One Ordinary Sunday: A Meditaion on the Mystery of the Mass
by Paula Huston
August 18, 25, September 1 & 8
10:00am-11:30am in Classroom A1 or Individually or in Small Groups
Led by Anthony Arteaga, MA & Eileen Limberg, MA
Join us on a new endeavor: a parish-wide book study. Individuals and small faith groups are invited to read
One Ordinary Sunday: A Meditation on the Mystery of the Mass by Paula Huston. Ms. Huston gives us a moment-by-moment record of her experience at Mass on the 14
th Sunday of Ordinary Time.
She shares personal and spiritual reflections on what happened at the Mass that weekend, and invites our reflections. Discussion questions will be on the parish website (listed below) and posted on Facebook. If you are interested in sharing with a group at church, join us on Thursday mornings at 10:00am in Classroom A1, August 18-September 8. Please sign-up to attend the parish small group.
Books are available for sale in the parish office for $15.00.

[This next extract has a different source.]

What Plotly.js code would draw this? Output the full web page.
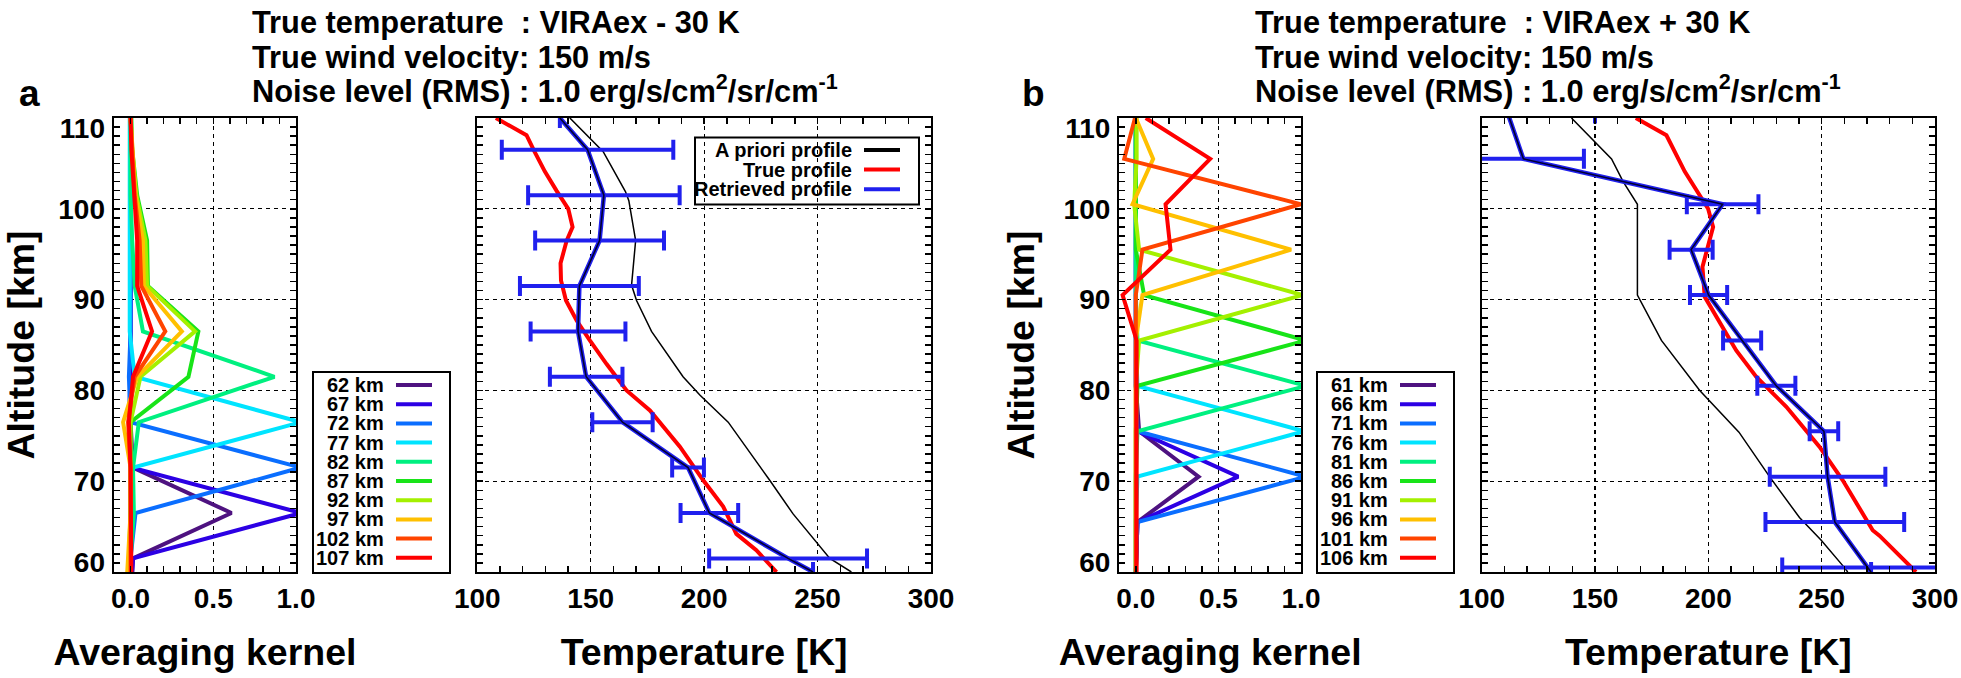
<!DOCTYPE html>
<html><head><meta charset="utf-8">
<script src="https://cdn.plot.ly/plotly-3.0.1.min.js"></script>
<style>html,body{margin:0;padding:0;background:#fff}#chart{width:1961px;height:678px}</style>
</head><body><div id="chart"></div>
<script>
// ---------------- DATA ----------------
const akAltA = [60, 61.5, 66.5, 71.5, 76.5, 81.5, 86.5, 91.5, 96.5, 101.5, 106.5, 110];
const akLabelsA = ['62 km','67 km','72 km','77 km','82 km','87 km','92 km','97 km','102 km','107 km'];
const akA62  = [0.01, 0.015, 0.61, 0.015, 0, 0, 0, 0, 0, 0, 0, 0];
const akA67  = [0.01, 0.015, 1.03, 0.01, -0.01, 0, 0, 0, 0, 0, 0, 0];
const akA72  = [0, 0, 0.03, 1.03, 0, -0.01, 0, 0, 0, 0, 0, 0];
const akA77  = [0, 0, 0, 0.015, 1.03, 0.025, -0.005, -0.005, -0.005, -0.005, -0.005, -0.005];
const akA82  = [0, 0, 0.02, 0.015, 0.05, 0.87, 0.075, 0.025, 0.01, 0, 0, 0];
const akA87  = [-0.01, -0.01, 0, 0, 0, 0.35, 0.41, 0.105, 0.10, 0.04, 0.01, 0.005];
const akA92  = [-0.01, -0.005, 0, 0, 0, 0.06, 0.39, 0.10, 0.09, 0.035, 0.01, 0];
const akA97  = [-0.02, -0.015, 0, 0, -0.045, 0.04, 0.31, 0.08, 0.075, 0.03, 0.01, 0];
const akA102 = [0, 0, 0, 0, -0.015, 0.025, 0.21, 0.065, 0.055, 0.025, 0.01, 0];
const akA107 = [0.005, 0.005, 0, 0, -0.01, 0.015, 0.13, 0.04, 0.04, 0.02, 0.005, 0];

const akAltB = [60, 65.5, 70.5, 75.5, 80.5, 85.5, 90.5, 95.5, 100.5, 105.5, 110];
const akLabelsB = ['61 km','66 km','71 km','76 km','81 km','86 km','91 km','96 km','101 km','106 km'];
const akB61  = [0, 0.01, 0.38, 0.02, 0, 0, 0, 0, 0, 0, 0];
const akB66  = [0, 0.01, 0.62, 0.01, 0, 0, 0, 0, 0, 0, 0];
const akB71  = [0, 0.01, 1.03, 0.01, 0, 0, 0, 0, 0, 0, 0];
const akB76  = [0, 0, 0.01, 1.02, 0.01, 0, 0, 0, 0, 0, 0];
const akB81  = [0, 0, 0, 0.01, 1.03, 0.01, 0, 0, 0, 0, 0];
const akB86  = [0, 0, 0, 0, 0.01, 1.03, 0.05, 0, 0, 0, 0];
const akB91  = [0, 0, 0, 0, 0, 0.02, 1.01, 0.02, -0.01, 0.005, 0.005];
const akB96  = [0, 0, 0, 0, 0, 0, 0.04, 0.94, -0.02, 0.105, 0.0];
const akB101 = [0, 0, 0, 0, 0, 0, 0, 0.04, 1.0, -0.07, -0.005];
const akB106 = [0.005, 0.005, 0.005, 0.005, 0.005, 0.005, -0.08, 0.21, 0.18, 0.45, 0.06];

const kernelColors = ['#4e1280','#2c00e4','#0a6eff','#00e4ff','#00f080','#18e418','#a4f000','#ffc000','#ff4400','#ff0000'];

const aprAltA  = [60, 61.5, 66.4, 70.1, 76.5, 79.5, 81.5, 86.5, 89.9, 91.6, 96.5, 100.9, 101.9, 106.3, 110];
const aprTempA = [264.9, 255.4, 239.2, 228.9, 210.6, 198.1, 190.7, 176.8, 170.2, 168.0, 169.8, 166.8, 165.3, 155.5, 140.8];
const trueAltA  = [110, 108.1, 106.4, 104.1, 102, 100, 98, 96.5, 94, 92.1, 89.9, 87.7, 85.5, 82.9, 80, 77.8, 73.8, 70.1, 67.2, 64.2, 62.4, 60];
const trueTempA = [108.2, 121.7, 125, 129.8, 134.9, 140.1, 142, 139.4, 136.7, 136.9, 139.1, 143.8, 149.6, 157, 165.8, 176.1, 189.3, 199.6, 208.4, 214.2, 223, 231.9];
const retAltA  = [60, 61.5, 66.5, 71.5, 76.5, 81.5, 86.5, 91.5, 96.5, 101.5, 106.5, 110];
const retTempA = [248, 237, 202.3, 192.9, 164, 148, 144.4, 145, 153.9, 155.8, 148.6, 136.4];
const retErrA  = [null, 34.8, 12.7, 7.0, 13.3, 16.0, 20.9, 26.2, 28.4, 33.4, 37.8, null];

const aprAltB  = [60, 60.7, 63.5, 66, 70.5, 75.4, 80, 85.5, 90.5, 100.5, 103, 105.5, 110];
const aprTempB = [261.5, 259.3, 249.8, 240.2, 227, 213.5, 196.2, 179.3, 168.7, 168.7, 162.4, 157.3, 139.6];
const trueAltB  = [110, 108.1, 104.1, 100, 98, 95.8, 93.6, 90.3, 88.1, 84.4, 81.5, 78.2, 73.8, 70.1, 64.6, 64, 60];
const trueTempB = [168, 181.5, 189.6, 199.9, 202.1, 199.9, 197.4, 198.4, 203.5, 212.3, 221.1, 234.4, 249, 259.3, 272.5, 275.5, 291.6];
const retAltB  = [60, 60.5, 65.5, 70.5, 75.5, 80.5, 85.5, 90.5, 95.5, 100.5, 105.5, 110.5];
const retTempB = [271.8, 270.3, 255.8, 252.6, 251.0, 230.0, 214.9, 200.1, 192.4, 206.3, 118.4, 111.5];
const retErrB  = [null, 37.7, 30.6, 25.5, 6.3, 8.4, 8.4, 8.2, 9.5, 15.8, 26.7, 38.5];

const profileLabels = ['A priori profile', 'True profile', 'Retrieved profile'];
const profileColors = ['#000000', '#ff0000', '#2020ee'];

const altTickText = ['60', '70', '80', '90', '100', '110'];
const altTickPos  = [61.1, 70, 80, 90, 100, 108.9];

const headerA = ['True temperature  : VIRAex - 30 K', 'True wind velocity: 150 m/s', 'Noise level (RMS) : 1.0 erg/s/cm<sup>2</sup>/sr/cm<sup>-1</sup>'];
const headerB = ['True temperature  : VIRAex + 30 K', 'True wind velocity: 150 m/s', 'Noise level (RMS) : 1.0 erg/s/cm<sup>2</sup>/sr/cm<sup>-1</sup>'];

// ---------------- LAYOUT HELPERS ----------------
const W = 1961, H = 678;
const px = x => x / W;
const py = y => 1 - y / H;
const FONT = 'Liberation Sans, Arial, sans-serif';

const traces = [];
function addKernels(alt, arrays, xa, ya) {
  arrays.forEach((arr, i) => traces.push({
    type: 'scatter', mode: 'lines', x: arr, y: alt, xaxis: xa, yaxis: ya,
    line: {color: kernelColors[i], width: 4}, showlegend: false, hoverinfo: 'skip'
  }));
}
addKernels(akAltA, [akA62, akA67, akA72, akA77, akA82, akA87, akA92, akA97, akA102, akA107], 'x', 'y');
addKernels(akAltB, [akB61, akB66, akB71, akB76, akB81, akB86, akB91, akB96, akB101, akB106], 'x3', 'y3');

function addProfiles(aprT, aprA, trT, trA, rT, rA, rE, xa, ya) {
  traces.push({type:'scatter', mode:'lines', x: trT, y: trA, xaxis: xa, yaxis: ya,
    line:{color: profileColors[1], width:4}, showlegend:false});
  traces.push({type:'scatter', mode:'lines', x: aprT, y: aprA, xaxis: xa, yaxis: ya,
    line:{color: profileColors[0], width:1.5}, showlegend:false});
  traces.push({type:'scatter', mode:'lines', x: rT, y: rA, xaxis: xa, yaxis: ya,
    line:{color: profileColors[2], width:4.5}, showlegend:false,
    error_x:{type:'data', array: rE, visible:true, color: profileColors[2], thickness:4, width:10}});
  traces.push({type:'scatter', mode:'lines', x: rT, y: rA, xaxis: xa, yaxis: ya,
    line:{color:'#000033', width:1.6}, showlegend:false});
}
addProfiles(aprTempA, aprAltA, trueTempA, trueAltA, retTempA, retAltA, retErrA, 'x2', 'y2');
addProfiles(aprTempB, aprAltB, trueTempB, trueAltB, retTempB, retAltB, retErrB, 'x4', 'y4');

// empty traces so that the altitude label axes get drawn
traces.push({type:'scatter', mode:'lines', x: [], y: [], xaxis:'x', yaxis:'y5', showlegend:false, hoverinfo:'skip'});
traces.push({type:'scatter', mode:'lines', x: [], y: [], xaxis:'x3', yaxis:'y6', showlegend:false, hoverinfo:'skip'});

const tickFont = {family: FONT, size: 28, color: '#000', weight: 'bold'};
const titleFont = {family: FONT, size: 37.5, color: '#000', weight: 'bold'};
const minorStyle = {ticks: 'inside', ticklen: 6, tickwidth: 1.5, tickcolor: '#000', showgrid: false};
function axis(extra) {
  return Object.assign({
    showline: true, linecolor: '#000', linewidth: 2, mirror: 'allticks',
    ticks: 'inside', ticklen: 6, tickwidth: 1.5, tickcolor: '#000',
    showgrid: true, gridcolor: '#000', gridwidth: 1.3, griddash: '4px,4px',
    zeroline: false, tickfont: tickFont, fixedrange: true
  }, extra);
}
const yDom = [py(572), py(118)];
function labelAxis(over, anchor) {
  return {
    overlaying: over, anchor: anchor, side: 'left', domain: yDom, range: [60, 110],
    tickmode: 'array', tickvals: altTickPos, ticktext: altTickText,
    showline: false, showgrid: false, zeroline: false, ticks: '', tickfont: tickFont,
    ticklabelstandoff: 8, fixedrange: true,
    title: {text: 'Altitude [km]', font: titleFont, standoff: 17}
  };
}
const layout = {
  width: W, height: H, margin: {l:0, r:0, t:0, b:0},
  paper_bgcolor: '#fff', plot_bgcolor: '#fff', showlegend: false,
  font: {family: FONT, color: '#000'},
  xaxis:  axis({domain:[px(114), px(296)], range:[-0.1, 1.0], tick0:0, dtick:0.5, tickformat:'.1f', anchor:'y',
    minor: Object.assign({dtick:0.1}, minorStyle),
    title:{text:'Averaging kernel', font:titleFont, standoff: 26}}),
  yaxis:  axis({domain: yDom, range:[60, 110], dtick:10, anchor:'x', showticklabels:false,
    minor: Object.assign({dtick:1}, minorStyle)}),
  xaxis2: axis({domain:[px(477.3), px(931)], range:[100, 300], dtick:50, anchor:'y2',
    minor: Object.assign({dtick:10}, minorStyle),
    title:{text:'Temperature [K]', font:titleFont, standoff: 26}}),
  yaxis2: axis({domain: yDom, range:[60, 110], dtick:10, anchor:'x2', showticklabels:false,
    minor: Object.assign({dtick:1}, minorStyle)}),
  xaxis3: axis({domain:[px(1119.3), px(1301)], range:[-0.1, 1.0], tick0:0, dtick:0.5, tickformat:'.1f', anchor:'y3',
    minor: Object.assign({dtick:0.1}, minorStyle),
    title:{text:'Averaging kernel', font:titleFont, standoff: 26}}),
  yaxis3: axis({domain: yDom, range:[60, 110], dtick:10, anchor:'x3', showticklabels:false,
    minor: Object.assign({dtick:1}, minorStyle)}),
  xaxis4: axis({domain:[px(1481.7), px(1935)], range:[100, 300], dtick:50, anchor:'y4',
    minor: Object.assign({dtick:10}, minorStyle),
    title:{text:'Temperature [K]', font:titleFont, standoff: 26}}),
  yaxis4: axis({domain: yDom, range:[60, 110], dtick:10, anchor:'x4', showticklabels:false,
    minor: Object.assign({dtick:1}, minorStyle)}),
  yaxis5: labelAxis('y', 'x'),
  yaxis6: labelAxis('y3', 'x3'),
  annotations: [], shapes: []
};

// headers
const headFont = {family: FONT, size: 30.8, color: '#000', weight: 'bold'};
const headBottoms = [40, 75, 109];
function addHeader(lines, xLeft) {
  lines.forEach((t, i) => layout.annotations.push({
    xref:'paper', yref:'paper', x: px(xLeft), y: py(headBottoms[i]), xanchor:'left', yanchor:'bottom',
    text: t, showarrow:false, font: headFont, borderpad:0, borderwidth:0
  }));
}
addHeader(headerA, 252);
addHeader(headerB, 1255);

[['a', 19], ['b', 1022]].forEach(([t, x]) => layout.annotations.push({
  xref:'paper', yref:'paper', x: px(x), y: py(114), xanchor:'left', yanchor:'bottom',
  text: t, showarrow:false, font:{family: FONT, size: 37, color:'#000', weight:'bold'}, borderpad:0, borderwidth:0
}));

const legFont = {family: FONT, size: 20, color: '#000', weight: 'bold'};
function kernelLegend(labels, box, textRight, lineX0, lineX1) {
  layout.shapes.push({type:'rect', xref:'paper', yref:'paper', x0: px(box[0]), x1: px(box[1]), y0: py(box[2]), y1: py(box[3]),
    line:{color:'#000', width:2}, fillcolor:'rgba(0,0,0,0)'});
  labels.forEach((lab, i) => {
    const yc = 385 + i * 19.2;
    layout.annotations.push({xref:'paper', yref:'paper', x: px(textRight), y: py(yc), xanchor:'right', yanchor:'middle',
      text: lab, showarrow:false, font: legFont, borderpad:0, borderwidth:0});
    layout.shapes.push({type:'line', xref:'paper', yref:'paper', x0: px(lineX0), x1: px(lineX1), y0: py(yc), y1: py(yc),
      line:{color: kernelColors[i], width:4}});
  });
}
kernelLegend(akLabelsA, [313, 450, 372, 573], 384, 396, 432);
kernelLegend(akLabelsB, [1317, 1454, 372, 573], 1388, 1400, 1436);

layout.shapes.push({type:'rect', xref:'paper', yref:'paper', x0: px(695), x1: px(919), y0: py(137.5), y1: py(204.5),
  line:{color:'#000', width:2}, fillcolor:'rgba(0,0,0,0)'});
profileLabels.forEach((lab, i) => {
  const yc = 150 + i * 19.6;
  layout.annotations.push({xref:'paper', yref:'paper', x: px(852), y: py(yc), xanchor:'right', yanchor:'middle',
    text: lab, showarrow:false, font: legFont, borderpad:0, borderwidth:0});
  layout.shapes.push({type:'line', xref:'paper', yref:'paper', x0: px(864), x1: px(900), y0: py(yc), y1: py(yc),
    line:{color: profileColors[i], width:4}});
});

Plotly.newPlot('chart', traces, layout, {staticPlot: true, displayModeBar: false});
</script></body></html>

Suggested Division of Chapters:
Week 1: Preface, Introduction to “The Story,” Gathering, and Preparing
Week 2: Remembering, Responding, Reconnecting, Resurrecting, Listening, Declaring, and Interceding
Week 3: Introduction to “The Sacrament,” Offering, Praising, Kneeling, and Assenting
Week 4: Praying, Communing, Going Forth, and Epilogue
1. The author, in the preface, explains how she was “riveted” by what she experienced at Mass. (xvi) What stirs you at Mass, both in an intellectual sense and a spiritual sense?
2. Kairos moments (xxi) How have you experienced "Kairos time" at the Mass? Are there other moments in your life when you have experienced it?
3. How do you feel the church has benefited from increased lay involvement in the Mass since Vatican II? (14) Do you think that there is room to grow in this regard? How? Or perhaps do you feel the church has gone too far? How so?
4. What was your reaction to the author’s exploration of the “woman question?” (18) Do you agree with her arguments? If so, what do you feel are her strongest points? If you disagree, why?
5. Did you learn anything new from the author’s exploration and explanation of the Confiteor, the Kyrie, the Gloria, and the Collect? How will what you learned change how you approach these “Introductory Rites?”
1. In the author’s examination of Christians as “People of the Book,” she explains how Catholics interpret the parts of the Old and New Testament. What did you find interesting about this? Did you learn something knew? Is this how you interpret the scriptures?
2. What did you learn about the Liturgy of the Word as a whole? Anything new or anything clarified?
3. Think about the author’s examination of the differences between a Homily and a Sermon? Do you agree? Do you see a difference? Is your experience the same of what she explains a Homily is supposed to consist of or do you experience something different?
4. The author gives a great historical overview of the two creeds. She then answers some personal questions. Do you understand all that is in the creeds? Do you believe it all? What struggles, if any, do you have in how you understand and/or believe what is written in these two creeds?
1. The author speaks of modern day’s society’s loss of a sense of mystery. Do you agree? Do you find a sense of mystery in the Mass? How so or why not?
2. Think about the few lines the author devotes to discussing Catholic music since Vatican II. What are your thoughts about the state of Catholic music today? Do you agree or disagree with some of the struggles and critiques that she mentions have arisen regarding music in Catholic liturgy since Vatican II?
3. We spend a considerable amount of time with the author walking us through the Eucharistic Prayer and its parts. What did you learn that you didn’t know or realize before? Did you know about the different options for the prayers? Do you notice a difference between the different versions of the prayers when they are used? Do you have one that you prefer over than the others? Why? What do you think and understand about the Holy Spirit’s role in the consecration? What about the section about the Mystical Body of Christ? Do you understand Transubstantiation? How would you describe it to your friends? Do you have any difficulties understanding this? Any other personal revelations from this exploration of the Eucharistic Prayer?
1. What are your thoughts on holding hands during the “Our Father?” What else struck you about the author’s examination of that prayer or touches you personally?
2. The author spends some time on two significant language changes since the new translation of the Mass was instituted in 2011: “Lord, I am not worthy for you to enter under my roof” and “for many” during the Eucharistic Prayer. Do you have any other thoughts on these new translations? Can you think of any other parts of the new translation that you particularly like or dislike? Why?
3. Do you think that our community takes the sign of peace seriously? Do you? What about this action of the Mass do you like or dislike? Why?
4. What did you think about the epilogue of this book?